More Electrification Potential for Equinor Offshore Norway
Together with its partners Equinor is looking at the possibility of supplying power from land to three platforms that are currently powered by gas turbines. The transition may cut CO2 emissions from Troll C and the Sleipner area by more than 600,000t per year.
The platforms that may be powered from land are Troll C and the Sleipner field centre that includes the Gudrun tie-in platform in the North Sea. On Troll C, the CO2 emission reduction potential is 365,000t per year by platform electrification. Electrification of the Sleipner field centre and Gudrun, which is powered from Sleipner, has the potential for reducing emissions by 250,000t per year. Electrification of these platforms may also lead to annual reductions of NOx emissions by around 2,500t. All three platforms are in field areas that are already receiving power from land. On the Troll field the Troll A gas platform has been powered from land since it came on stream in 1996, and is operated with minimal production emissions. The aim going forward is to find a solution for tying Troll C to the same power solution by a power cable from the Kollsnes plant by Bergen. The Johan Sverdrup field will be powered from land, together with several fields on the Utsira High, including Equinor’s Gina Krog field, which came on stream last year. Possibilities for extending the power supply from Gina Krog are being pursued, with the aim of connecting the Sleipner field centre and the Gudrun platform to the land-based power supply.
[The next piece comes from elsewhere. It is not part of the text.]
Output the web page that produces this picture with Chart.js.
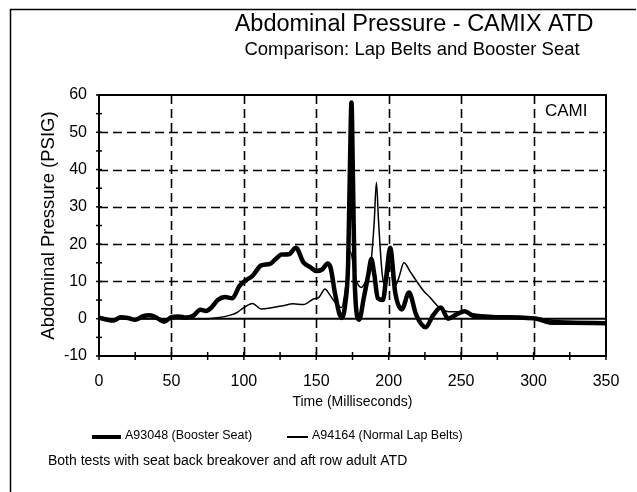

Securing profitability is central to succeed in realising such projects, and support from the Business Sector’s NOx Fund will be an important contribution. The electrification plans require close and targeted collaboration between Equinor, partners and authorities to find good solutions from a technical and financial perspective. To secure long-term value-creation on the NCS, Equinor focusses on reducing the CO2 footprint from its operations. Last year the company reached its goal of reducing annual CO2 emissions from the NCS by 1.2t million from 2008 to 2020, almost three years ahead of schedule. Consequently, the company raised its ambition and aims to reduce CO2 emissions from its offshore operations by a further 2t million per year by 2030.